Sebagai pulau yang terkenal akan tradisinya, Bali menawarkan wajah yang mempesona di mata dunia. Ajeknya ritual dalam balutan tradisi yang masih diwariskan hingga saat ini menjadi faktor utama mengapa Bali begitu mempesona. Namun, apakah ajeknya tradisi selaras dengan pemuliaan terhadap alam Bali?
Sepanjang musim hujan, banjir menjadi suasana lumrah di beberapa daerah di Bali. Keyakinan bahwa Bali aman dari terjangan banjir, kini bisa dibantah. Sejumlah wilayah di Bali Selatan seperti Kuta menjadi daerah langganan banjir. Selain itu, beberapa titik di Denpasar dan Gianyar juga tidak terhindarkan dari terjangan air. Kedepan, apakah mungkin Bali akan tenggelam?
Menjawab Bali dan Tantangannya
Sebagai pulau yang terkenal akan tradisinya, Bali menawarkan wajah yang mempesona di mata dunia. Ajeknya ritual dalam balutan tradisi yang masih diwariskan hingga saat ini menjadi faktor utama mengapa Bali begitu seksi. Keseluruhan ritual tersebut dijalankan untuk menjaga harmonisasi manusia dengan Tuhan, alam dan sesama manusia sebagaimana filosofi yang melekat dalam diri Bali, yakni Tri Hita Karana.
Alam dengan segala isinya bukan hanya memancarkan pesona, tetapi juga menjadi penopang kehidupan masyarakat Bali. Oleh karenanya, rangkaian ritual dilaksanakan masyarakat Bali sebagai bentuk syukur terhadap Tuhan. Namun, pelaksanaan tradisi perlulah mendapat refleksi. Apakah tradisi yang berjalan juga beriringan dengan pemuliaan masyarakat terhadap alam? Jangan sampai rasa syukur terhadap Tuhan hanya berhenti melalui upakar, melainkan juga harus menyentuh akar tattwa-nya sebagaimana yang disampaikan I Ngurah Suryawan dalam buku yang berjudul Saru Gremeng Manusia Bali.
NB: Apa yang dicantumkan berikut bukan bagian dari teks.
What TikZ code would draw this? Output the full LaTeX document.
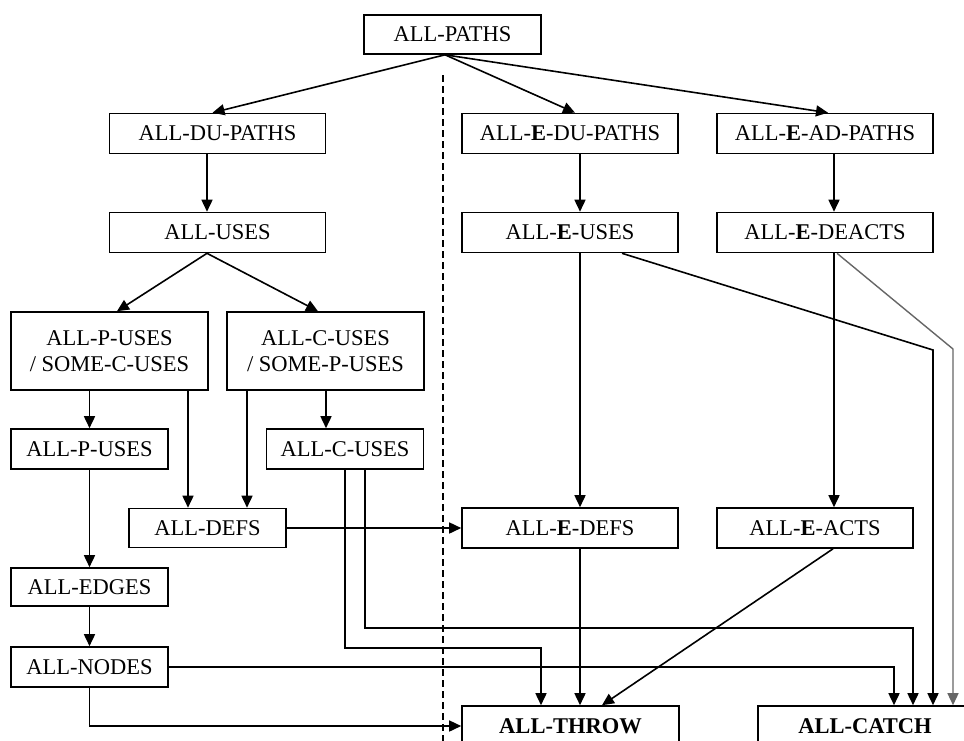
\documentclass[tikz,border=0pt]{standalone}
\usepackage{fontspec}
\setmainfont{Liberation Serif}
\usetikzlibrary{arrows.meta}

\begin{document}
\begin{tikzpicture}[x=1pt, y=-1pt,
  box/.style={draw, line width=1.6pt, rectangle, inner sep=0pt, align=center,
              font=\fontsize{22.5}{26}\selectfont, minimum height=40pt},
  wbox/.style={box, minimum width=216pt},
  nbox/.style={box, minimum width=157pt},
  tall/.style={box, minimum width=197pt, minimum height=78pt},
  arr/.style={line width=1.6pt, -{Triangle[width=11pt,length=12pt]}},
  lightarr/.style={arr, draw=black!60, line width=1.4pt}
]
\clip (0,0) rectangle (964,740);

% ----- nodes -----
\node[box, minimum width=177pt, minimum height=39pt] (paths) at (452.5,34.5) {ALL-PATHS};

\node[wbox] (dup)   at (217.5,133.5) {ALL-DU-PATHS};
\node[wbox] (uses)  at (217.5,232.5) {ALL-USES};
\node[wbox] (edup)  at (570,133.5) {ALL-\textbf{E}-DU-PATHS};
\node[wbox] (eadp)  at (825,133.5) {ALL-\textbf{E}-AD-PATHS};
\node[wbox] (euses) at (570,232.5) {ALL-\textbf{E}-USES};
\node[wbox] (edeacts) at (825,232.5) {ALL-\textbf{E}-DEACTS};

\node[tall] (pss) at (109.5,351) {ALL-P-USES\\/ SOME-C-USES};
\node[tall] (css) at (325.5,351) {ALL-C-USES\\/ SOME-P-USES};

\node[nbox] (puses) at (89.5,449) {ALL-P-USES};
\node[nbox] (cuses) at (345,449) {ALL-C-USES};
\node[nbox, minimum height=39pt] (defs) at (207.5,528) {ALL-DEFS};
\node[nbox, minimum height=38pt] (edges) at (89.5,587) {ALL-EDGES};
\node[nbox] (nodesb) at (89.5,667) {ALL-NODES};

\node[wbox] (edefs) at (570,528) {ALL-\textbf{E}-DEFS};
\node[box, minimum width=196pt] (eacts) at (815,528) {ALL-\textbf{E}-ACTS};

\node[box, minimum width=217pt] (throw) at (570.5,726) {\textbf{ALL-THROW}};
\node[box, minimum width=214pt] (catch) at (865,726) {\textbf{ALL-CATCH}};

% ----- dividing line -----
\coordinate (divtop) at (443,75);
\draw[line width=1.2pt, dash pattern=on 7pt off 4pt] (divtop) -- ++(0,680);

% ----- connectors -----
\coordinate (psrc) at ([xshift=-7.5pt]paths.south);
\draw[arr] (psrc) -- ([xshift=-5pt]dup.north);
\draw[arr] (psrc) -- ([xshift=5pt]edup.north);
\draw[arr] (psrc) -- ([xshift=3pt]eadp.north);

\draw[arr] ([xshift=-10.5pt]dup.south) -- ([xshift=-10.5pt]uses.north);
\draw[arr] ([xshift=-10.5pt]uses.south) -- ([xshift=7.5pt]pss.north);
\draw[arr] ([xshift=-10.5pt]uses.south) -- ([xshift=-7.5pt]css.north);

\draw[arr] (pss.south -| puses.north) -- (puses.north);
\draw[arr] ([xshift=78.5pt]pss.south) -- ([xshift=-19.5pt]defs.north);
\draw[arr] ([xshift=-78.5pt]css.south) -- ([xshift=39.5pt]defs.north);
\draw[arr] ([xshift=0.5pt]css.south) -- ([xshift=-19pt]cuses.north);

\draw[arr] (puses.south) -- (edges.north);
\draw[arr] (edges.south) -- (nodesb.north);

\draw[arr] (defs.east) -- (edefs.west);

\draw[arr] (cuses.south) -- ++(0,178) -| ([xshift=-29.5pt]throw.north);
\draw[arr] ([xshift=20pt]cuses.south) -- ++(0,158) -| ([xshift=48pt]catch.north);

\draw[arr] (nodesb.east) -| ([xshift=29pt]catch.north);
\draw[arr] (nodesb.south) |- (throw.west);

\draw[arr] ([xshift=10pt]edup.south) -- ([xshift=10pt]euses.north);
\draw[arr] ([xshift=9pt]eadp.south) -- ([xshift=9pt]edeacts.north);
\draw[arr] ([xshift=10pt]euses.south) -- ([xshift=10pt]edefs.north);
\draw[arr] ([xshift=9pt]edeacts.south) -- ([xshift=19pt]eacts.north);

\draw[arr] ([xshift=10pt]edefs.south) -- ([xshift=9.5pt]throw.north);
\draw[arr] ([xshift=18pt]eacts.south) -- ([xshift=31.5pt]throw.north);

\coordinate (bendA) at (933,350);
\coordinate (bendB) at (953,349);
\draw[arr] ([xshift=52pt]euses.south) -- (bendA) -- ([xshift=68pt]catch.north);
\draw[lightarr] ([xshift=12pt]edeacts.south) -- (bendB) -- ([xshift=88pt]catch.north);
\end{tikzpicture}
\end{document}
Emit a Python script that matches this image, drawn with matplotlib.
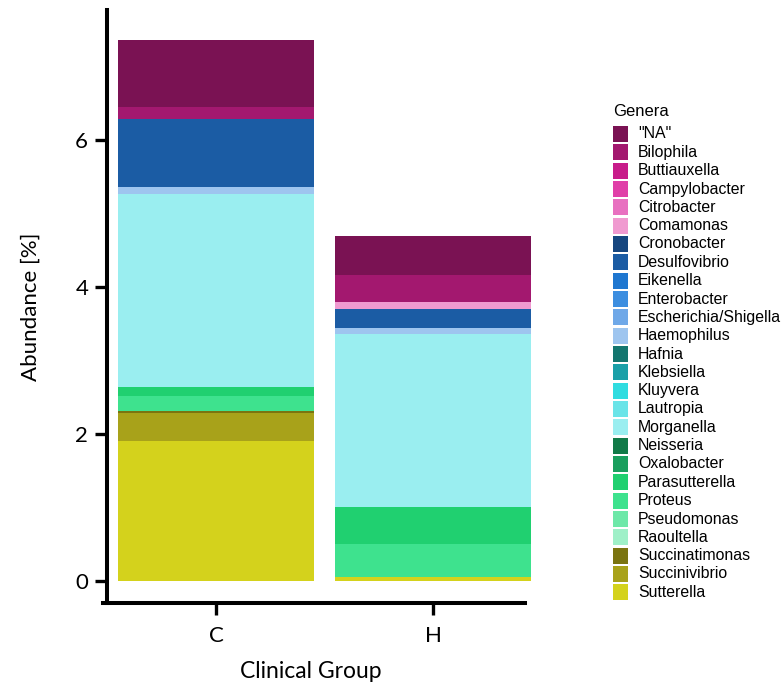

Apabila ritual menyentuh akar tattwa-nya maka akan terhayati hingga ke sanubari dan melekat kuat menjadi suluh kehidupan.
Namun demikian, pelaksanaan ritual justru terkadang semakin menjauh dari esensi yang sesungguhnya. Tak jarang kita temui momen seusai upacara yang meninggalkan sisa-sisa sampah. Misalnya seusai pelaksanaan upacara melasti. Upacara yang dilaksanakan dengan pengambilan tirta suci di tengah samudera atau sumber mata air di sebuah pantai ini dimaknai sebagai pembersihan alam semesta. Namun dalam pelaksanaanya, sering ditemukan sampah anorganik seperti botol minuman dan tas plastik yang ditinggalkan masyarakat begitu saja seusai upacara. Saat perayaan Pengrupukan pun demikian, sampah-sampah plastik bisa ditemui di sepanjang jalan seusai mengarak ogoh-ogoh. Lantas, dimana esensi terhadap pembersihan alam secara (sekala) dielukan? Persoalan tersebut baru sebagiannya, sebagian lainnya Bali juga harus siap menerima ulah dan limbah dari persoalan pariwisata.
Berdasarkan data Kementerian Lingkungan Hidup dan Kehutanan (KLHK), provinsi Bali menghasilkan 915,5 ribu ton timbulan sampah sepanjang tahun 2021. Ini menjadikan Bali sebagai provinsi penghasil sampah terbesar ke-8 di Indonesia. Tak hanya dari masyarakat saja sampah juga ditimbulkan dari ulah para penikmat tempat wisata yang kurang sadar diri.
Jika hal ini terus dibiarkan, jumlah sampah di Bali akan terus melonjak dan pencemaran lingkungan pun tak akan dapat dihindari.
Berkaca dari hal tersebut, sudah semestinya seluruh stakeholder termasuk masyarakat mampu membuka mata dan tergerak dalam aksi nyata. Kembali menata alam Bali yang asri dan jauh dari pencemaran. Ketegasan aparat berwajib juga tak kalah pentingnya. Jika seluruh lapisan mampu bergerak sesuai perannya, persoalan sampah rasa-rasanya tak akan sangat mengkhawatirkan. Namun sebaliknya, jika kita abai, Bali yang berjulukan pulau surga ini akan tenggelam dalam lautan sampah dan pencemaran.